═══ Data excerpt

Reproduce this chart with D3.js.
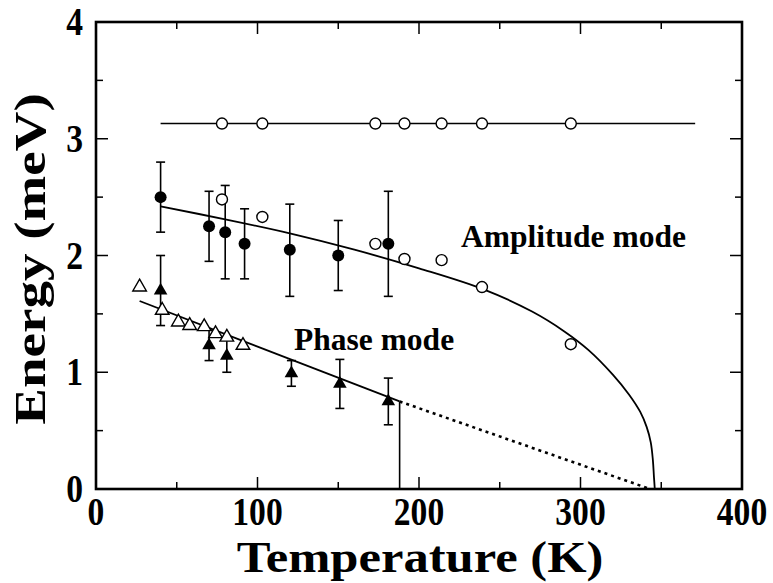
<!DOCTYPE html>
<html>
<head>
<meta charset="utf-8">
<script src="https://cdn.jsdelivr.net/npm/d3@7"></script>
<style>
  body { margin: 0; background: #fff; }
  text { font-family: "Liberation Serif", "Times New Roman", serif; font-weight: bold; }
</style>
</head>
<body>
<svg id="chart" width="773" height="583"></svg>
<script>
// Amplitude mode: filled circles with error bars
const ampT = [40, 70, 80, 92, 120, 150, 181];
const ampE = [2.5, 2.25, 2.2, 2.1, 2.05, 2.0, 2.1];
const ampHi = [2.8, 2.55, 2.6, 2.4, 2.44, 2.3, 2.55];
const ampLo = [2.2, 1.95, 1.8, 1.8, 1.65, 1.7, 1.65];

// Amplitude mode: open circles
const ampOpenT = [78, 103, 173, 191, 214, 239, 294];
const ampOpenE = [2.48, 2.33, 2.10, 1.97, 1.96, 1.73, 1.24];

// Flat branch near 3.1 meV
const topT = [78, 103, 173, 191, 214, 239, 294];
const topE = [3.13, 3.13, 3.13, 3.13, 3.13, 3.13, 3.13];
const topLineT = [40, 371];
const topLineE = [3.13, 3.13];

// Amplitude fit curve
const ampFitT = [40, 80, 120, 160, 200, 240, 270, 290, 305, 320, 330, 337, 341, 343.5, 344.8, 345.5, 346];
const ampFitE = [2.42, 2.31, 2.19, 2.05, 1.89, 1.71, 1.52, 1.35, 1.19, 0.98, 0.81, 0.66, 0.53, 0.40, 0.25, 0.10, 0];

// Phase mode: filled triangles with error bars
const phT = [40, 70, 81, 121, 151, 181];
const phE = [1.7, 1.23, 1.14, 0.99, 0.9, 0.75];
const phHi = [2.0, 1.36, 1.28, 1.1, 1.11, 0.95];
const phLo = [1.4, 1.10, 1.0, 0.88, 0.69, 0.55];

// Phase mode: open triangles
const phOpenT = [27, 41, 51, 58, 67, 74, 81, 91];
const phOpenE = [1.73, 1.53, 1.43, 1.40, 1.39, 1.33, 1.30, 1.23];

// Phase fit line, dotted extension and vertical drop
const phFitT = [27, 188];
const phFitE = [1.61, 0.75];
const phDotT = [188, 343];
const phDotE = [0.75, 0];
const phDropT = [188, 188];
const phDropE = [0.75, 0];

const xTicks = [0, 100, 200, 300, 400];
const yTicks = [0, 1, 2, 3, 4];

const svg = d3.select("#chart");
const plotLeft = 96, plotRight = 742, plotTop = 22, plotBottom = 489;

const x = d3.scaleLinear().domain([0, 400]).range([plotLeft, plotRight]);
const y = d3.scaleLinear().domain([0, 4]).range([plotBottom, plotTop]);

const ink = "#000";

// Frame
svg.append("rect")
  .attr("x", plotLeft).attr("y", plotTop)
  .attr("width", plotRight - plotLeft).attr("height", plotBottom - plotTop)
  .attr("fill", "none").attr("stroke", ink).attr("stroke-width", 2.6);

// Ticks on all four sides (inward)
const xAll = d3.range(0, 401, 50);
const yAll = d3.range(0, 4.01, 0.5);
xAll.forEach(v => {
  const len = v % 100 === 0 ? 12 : 7;
  svg.append("line").attr("x1", x(v)).attr("x2", x(v))
    .attr("y1", plotBottom).attr("y2", plotBottom - len)
    .attr("stroke", ink).attr("stroke-width", 1.5);
  svg.append("line").attr("x1", x(v)).attr("x2", x(v))
    .attr("y1", plotTop).attr("y2", plotTop + len)
    .attr("stroke", ink).attr("stroke-width", 1.5);
});
yAll.forEach(v => {
  const len = Math.abs(v - Math.round(v)) < 1e-6 ? 12 : 7;
  svg.append("line").attr("y1", y(v)).attr("y2", y(v))
    .attr("x1", plotLeft).attr("x2", plotLeft + len)
    .attr("stroke", ink).attr("stroke-width", 1.5);
  svg.append("line").attr("y1", y(v)).attr("y2", y(v))
    .attr("x1", plotRight).attr("x2", plotRight - len)
    .attr("stroke", ink).attr("stroke-width", 1.5);
});

// Bold serif text helper, sx stretches along the text direction
function label(px, py, str, size, anchor, sx, rotate) {
  const g = svg.append("g")
    .attr("transform", `translate(${px},${py})` + (rotate ? ` rotate(${rotate})` : "") + ` scale(${sx},1)`);
  g.append("text")
    .attr("text-anchor", anchor)
    .attr("font-size", size)
    .attr("fill", ink)
    .text(str);
}

xTicks.forEach(v => label(x(v), 525, String(v), 40, "middle", 0.84));
yTicks.forEach(v => label(83, y(v) + 13, String(v), 40, "end", 0.84));

label(420, 572, "Temperature (K)", 44, "middle", 1.15);
label(45, 259, "Energy (meV)", 44, "middle", 1.25, -90);

label(461, 247, "Amplitude mode", 31.5, "start", 1.0);
label(294, 350, "Phase mode", 31.5, "start", 1.0);

const line = d3.line().x(d => x(d[0])).y(d => y(d[1]));

// Fit lines
svg.append("path").datum(d3.zip(topLineT, topLineE))
  .attr("d", line).attr("fill", "none").attr("stroke", ink).attr("stroke-width", 1.6);

svg.append("path").datum(d3.zip(ampFitT, ampFitE))
  .attr("d", line.curve(d3.curveCatmullRom.alpha(0.5))).attr("fill", "none")
  .attr("stroke", ink).attr("stroke-width", 1.8);
line.curve(d3.curveLinear);

svg.append("path").datum(d3.zip(phFitT, phFitE))
  .attr("d", line).attr("fill", "none").attr("stroke", ink).attr("stroke-width", 1.8);
svg.append("path").datum(d3.zip(phDotT, phDotE))
  .attr("d", line).attr("fill", "none").attr("stroke", ink)
  .attr("stroke-width", 2.6).attr("stroke-dasharray", "3,4");
svg.append("path").datum(d3.zip(phDropT, phDropE))
  .attr("d", line).attr("fill", "none").attr("stroke", ink).attr("stroke-width", 1.6);

// Error bars
function errorBars(ts, his, los) {
  ts.forEach((t, i) => {
    const cx = x(t);
    svg.append("line").attr("x1", cx).attr("x2", cx)
      .attr("y1", y(his[i])).attr("y2", y(los[i]))
      .attr("stroke", ink).attr("stroke-width", 1.6);
    [his[i], los[i]].forEach(v => {
      svg.append("line").attr("x1", cx - 4.5).attr("x2", cx + 4.5)
        .attr("y1", y(v)).attr("y2", y(v))
        .attr("stroke", ink).attr("stroke-width", 1.6);
    });
  });
}
errorBars(ampT, ampHi, ampLo);
errorBars(phT, phHi, phLo);

// Markers
const tri = d3.symbol().type(d3.symbolTriangle).size(80);

svg.append("g").selectAll("circle").data(d3.zip(topT, topE)).join("circle")
  .attr("cx", d => x(d[0])).attr("cy", d => y(d[1])).attr("r", 5.5)
  .attr("fill", "#fff").attr("stroke", ink).attr("stroke-width", 1.4);

svg.append("g").selectAll("circle").data(d3.zip(ampOpenT, ampOpenE)).join("circle")
  .attr("cx", d => x(d[0])).attr("cy", d => y(d[1])).attr("r", 5.5)
  .attr("fill", "#fff").attr("stroke", ink).attr("stroke-width", 1.4);

svg.append("g").selectAll("circle").data(d3.zip(ampT, ampE)).join("circle")
  .attr("cx", d => x(d[0])).attr("cy", d => y(d[1])).attr("r", 6)
  .attr("fill", ink);

svg.append("g").selectAll("path").data(d3.zip(phOpenT, phOpenE)).join("path")
  .attr("d", tri).attr("transform", d => `translate(${x(d[0])},${y(d[1])})`)
  .attr("fill", "#fff").attr("stroke", ink).attr("stroke-width", 1.4);

svg.append("g").selectAll("path").data(d3.zip(phT, phE)).join("path")
  .attr("d", tri).attr("transform", d => `translate(${x(d[0])},${y(d[1])})`)
  .attr("fill", ink);
</script>
</body>
</html>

══════

* Required task
Extract, word for word, each line from the top of the data down to and including the line with "const ampLo = [2.2, 1.95, 1.8, 1.8, 1.65, 1.7, 1.65];"; skip the pictures.

* Correct answer
Reproduce this chart with D3.js.
<!DOCTYPE html>
<html>
<head>
<meta charset="utf-8">
<script src="https://cdn.jsdelivr.net/npm/d3@7"></script>
<style>
  body { margin: 0; background: #fff; }
  text { font-family: "Liberation Serif", "Times New Roman", serif; font-weight: bold; }
</style>
</head>
<body>
<svg id="chart" width="773" height="583"></svg>
<script>
// Amplitude mode: filled circles with error bars
const ampT = [40, 70, 80, 92, 120, 150, 181];
const ampE = [2.5, 2.25, 2.2, 2.1, 2.05, 2.0, 2.1];
const ampHi = [2.8, 2.55, 2.6, 2.4, 2.44, 2.3, 2.55];
const ampLo = [2.2, 1.95, 1.8, 1.8, 1.65, 1.7, 1.65];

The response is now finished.